_Description of the task_. Both the line containing "Give me the matplotlib source for this chart." and the line containing "from matplotlib import transforms" belong in the copy, as do all lines between them, copied exactly; pictures do not.

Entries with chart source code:
━━━━━━━━

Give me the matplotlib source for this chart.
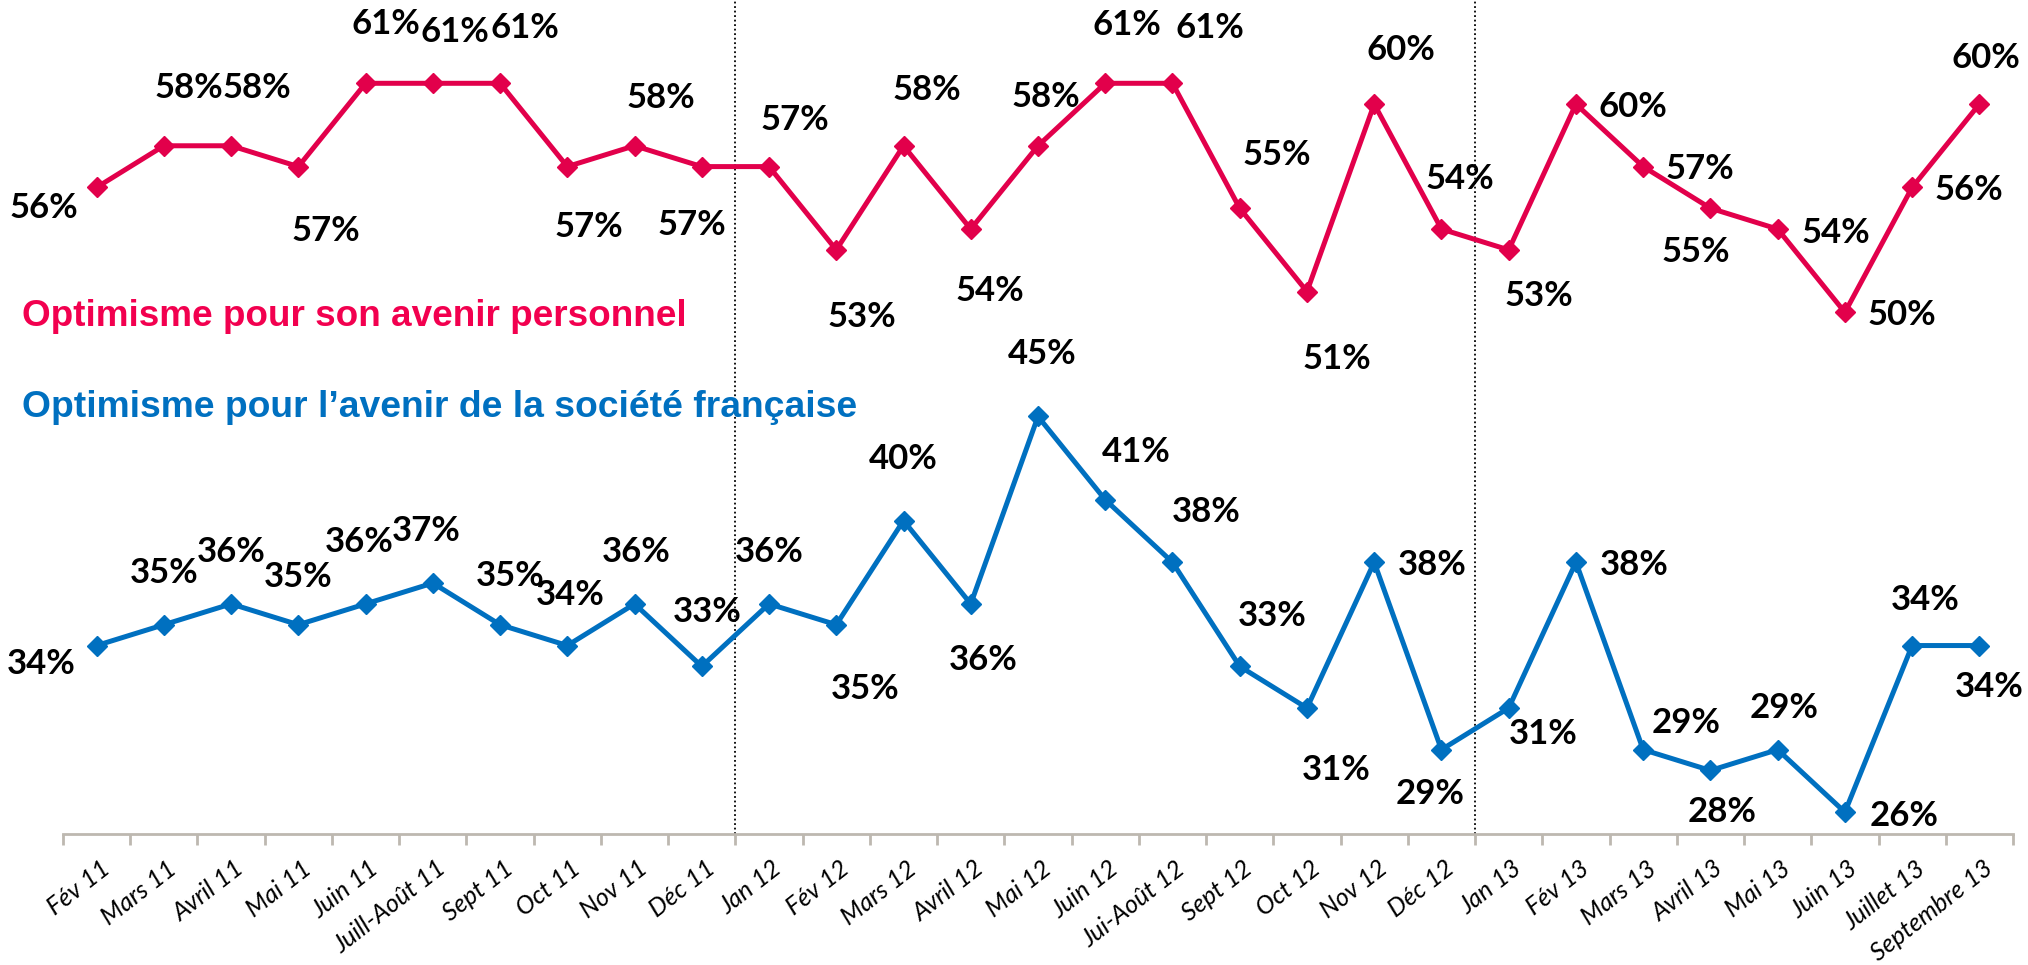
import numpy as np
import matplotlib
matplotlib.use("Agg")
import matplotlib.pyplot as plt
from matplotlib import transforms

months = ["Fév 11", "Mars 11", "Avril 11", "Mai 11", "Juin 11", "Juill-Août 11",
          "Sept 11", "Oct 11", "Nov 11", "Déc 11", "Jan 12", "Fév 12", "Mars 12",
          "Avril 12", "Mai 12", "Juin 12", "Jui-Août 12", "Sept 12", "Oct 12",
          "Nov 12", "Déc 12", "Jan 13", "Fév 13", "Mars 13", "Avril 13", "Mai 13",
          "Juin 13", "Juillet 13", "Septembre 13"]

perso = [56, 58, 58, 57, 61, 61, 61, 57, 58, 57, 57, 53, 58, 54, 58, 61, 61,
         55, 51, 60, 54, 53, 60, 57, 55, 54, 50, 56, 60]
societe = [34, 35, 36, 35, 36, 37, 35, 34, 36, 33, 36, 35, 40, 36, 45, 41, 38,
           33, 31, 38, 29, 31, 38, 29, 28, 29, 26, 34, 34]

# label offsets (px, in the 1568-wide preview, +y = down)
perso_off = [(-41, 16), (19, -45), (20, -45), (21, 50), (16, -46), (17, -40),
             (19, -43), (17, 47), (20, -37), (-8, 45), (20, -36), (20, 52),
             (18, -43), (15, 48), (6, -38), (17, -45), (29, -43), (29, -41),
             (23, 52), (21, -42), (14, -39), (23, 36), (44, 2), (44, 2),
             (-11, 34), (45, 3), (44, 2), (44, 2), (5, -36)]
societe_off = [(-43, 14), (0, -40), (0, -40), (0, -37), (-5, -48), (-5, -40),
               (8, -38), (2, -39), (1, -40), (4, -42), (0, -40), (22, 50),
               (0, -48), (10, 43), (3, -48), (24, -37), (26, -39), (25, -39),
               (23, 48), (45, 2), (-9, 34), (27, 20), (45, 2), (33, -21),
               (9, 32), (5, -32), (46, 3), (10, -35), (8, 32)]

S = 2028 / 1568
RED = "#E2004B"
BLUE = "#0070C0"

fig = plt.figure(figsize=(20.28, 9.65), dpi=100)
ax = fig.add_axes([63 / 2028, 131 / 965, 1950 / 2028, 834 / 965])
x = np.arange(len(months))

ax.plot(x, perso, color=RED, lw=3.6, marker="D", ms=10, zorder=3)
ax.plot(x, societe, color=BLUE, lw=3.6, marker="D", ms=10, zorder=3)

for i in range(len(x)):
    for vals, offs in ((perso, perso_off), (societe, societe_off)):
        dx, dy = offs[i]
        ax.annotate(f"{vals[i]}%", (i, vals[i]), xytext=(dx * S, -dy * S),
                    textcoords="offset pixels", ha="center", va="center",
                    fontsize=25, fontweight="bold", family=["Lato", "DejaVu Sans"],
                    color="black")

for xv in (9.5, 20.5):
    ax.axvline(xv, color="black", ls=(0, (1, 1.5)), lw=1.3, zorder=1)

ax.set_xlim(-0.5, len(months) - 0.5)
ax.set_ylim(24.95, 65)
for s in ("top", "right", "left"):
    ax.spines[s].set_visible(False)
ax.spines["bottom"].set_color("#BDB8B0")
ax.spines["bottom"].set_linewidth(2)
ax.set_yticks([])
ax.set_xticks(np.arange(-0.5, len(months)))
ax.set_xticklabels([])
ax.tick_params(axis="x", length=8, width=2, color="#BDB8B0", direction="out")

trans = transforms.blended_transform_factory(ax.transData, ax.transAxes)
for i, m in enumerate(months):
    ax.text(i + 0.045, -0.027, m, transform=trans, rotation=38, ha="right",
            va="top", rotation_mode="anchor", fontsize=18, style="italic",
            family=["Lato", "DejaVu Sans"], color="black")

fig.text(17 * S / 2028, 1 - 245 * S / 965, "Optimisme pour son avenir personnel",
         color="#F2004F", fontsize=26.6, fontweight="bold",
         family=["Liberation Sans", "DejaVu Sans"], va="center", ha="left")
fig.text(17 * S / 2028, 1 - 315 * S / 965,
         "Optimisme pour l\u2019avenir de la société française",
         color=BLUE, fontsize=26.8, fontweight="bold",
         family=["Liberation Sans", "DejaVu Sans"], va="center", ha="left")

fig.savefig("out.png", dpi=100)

━━━━━━━━

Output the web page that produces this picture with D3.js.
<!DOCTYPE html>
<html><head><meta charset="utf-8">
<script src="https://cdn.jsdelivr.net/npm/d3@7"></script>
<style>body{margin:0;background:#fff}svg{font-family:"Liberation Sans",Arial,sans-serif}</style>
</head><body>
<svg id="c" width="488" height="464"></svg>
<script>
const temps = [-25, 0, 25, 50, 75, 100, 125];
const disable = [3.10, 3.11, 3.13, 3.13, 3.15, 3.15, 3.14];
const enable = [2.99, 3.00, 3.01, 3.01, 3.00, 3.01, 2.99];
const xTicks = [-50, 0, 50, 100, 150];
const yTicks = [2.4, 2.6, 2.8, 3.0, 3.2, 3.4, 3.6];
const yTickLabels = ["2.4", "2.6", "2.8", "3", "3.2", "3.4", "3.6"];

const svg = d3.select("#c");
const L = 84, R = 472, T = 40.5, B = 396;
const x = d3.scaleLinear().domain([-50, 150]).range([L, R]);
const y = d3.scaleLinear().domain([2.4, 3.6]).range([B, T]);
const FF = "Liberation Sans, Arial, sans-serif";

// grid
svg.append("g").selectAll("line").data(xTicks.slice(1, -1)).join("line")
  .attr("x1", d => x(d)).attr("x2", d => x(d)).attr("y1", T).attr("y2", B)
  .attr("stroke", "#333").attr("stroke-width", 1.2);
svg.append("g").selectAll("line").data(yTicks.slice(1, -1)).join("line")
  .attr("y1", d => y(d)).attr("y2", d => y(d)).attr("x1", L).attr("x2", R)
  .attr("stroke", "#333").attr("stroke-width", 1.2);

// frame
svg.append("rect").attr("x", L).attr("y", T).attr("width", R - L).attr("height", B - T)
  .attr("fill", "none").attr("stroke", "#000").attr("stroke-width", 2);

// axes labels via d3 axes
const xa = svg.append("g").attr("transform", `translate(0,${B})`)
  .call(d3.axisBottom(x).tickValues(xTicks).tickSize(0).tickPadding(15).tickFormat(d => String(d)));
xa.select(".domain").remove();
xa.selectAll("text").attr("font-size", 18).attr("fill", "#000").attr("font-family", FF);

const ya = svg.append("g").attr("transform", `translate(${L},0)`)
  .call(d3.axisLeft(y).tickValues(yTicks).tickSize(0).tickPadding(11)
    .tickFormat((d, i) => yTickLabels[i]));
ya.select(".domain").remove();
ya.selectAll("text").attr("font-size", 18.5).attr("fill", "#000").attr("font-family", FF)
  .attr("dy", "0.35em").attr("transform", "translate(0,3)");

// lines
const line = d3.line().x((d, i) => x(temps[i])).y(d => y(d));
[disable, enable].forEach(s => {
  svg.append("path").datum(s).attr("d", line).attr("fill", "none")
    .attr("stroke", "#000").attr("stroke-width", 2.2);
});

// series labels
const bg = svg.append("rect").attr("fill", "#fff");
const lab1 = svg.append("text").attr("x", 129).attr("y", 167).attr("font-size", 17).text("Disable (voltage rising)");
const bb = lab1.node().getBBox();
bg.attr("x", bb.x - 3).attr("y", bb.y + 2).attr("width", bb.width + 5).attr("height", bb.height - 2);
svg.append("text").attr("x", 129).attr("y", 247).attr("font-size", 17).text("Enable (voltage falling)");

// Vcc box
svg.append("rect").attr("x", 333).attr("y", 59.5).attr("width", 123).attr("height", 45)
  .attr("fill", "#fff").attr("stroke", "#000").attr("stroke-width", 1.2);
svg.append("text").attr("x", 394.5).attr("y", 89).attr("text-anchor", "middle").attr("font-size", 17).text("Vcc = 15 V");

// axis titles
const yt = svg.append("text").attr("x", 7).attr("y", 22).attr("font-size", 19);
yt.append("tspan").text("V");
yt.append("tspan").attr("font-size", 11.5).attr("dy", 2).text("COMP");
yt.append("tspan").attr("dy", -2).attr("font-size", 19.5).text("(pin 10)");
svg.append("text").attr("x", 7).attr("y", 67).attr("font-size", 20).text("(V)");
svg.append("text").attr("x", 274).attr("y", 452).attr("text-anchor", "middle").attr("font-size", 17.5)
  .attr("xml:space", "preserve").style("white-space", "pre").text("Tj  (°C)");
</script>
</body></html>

━━━━━━━━

_Task solution_.
Give me the matplotlib source for this chart.
import numpy as np
import matplotlib
matplotlib.use("Agg")
import matplotlib.pyplot as plt
from matplotlib import transforms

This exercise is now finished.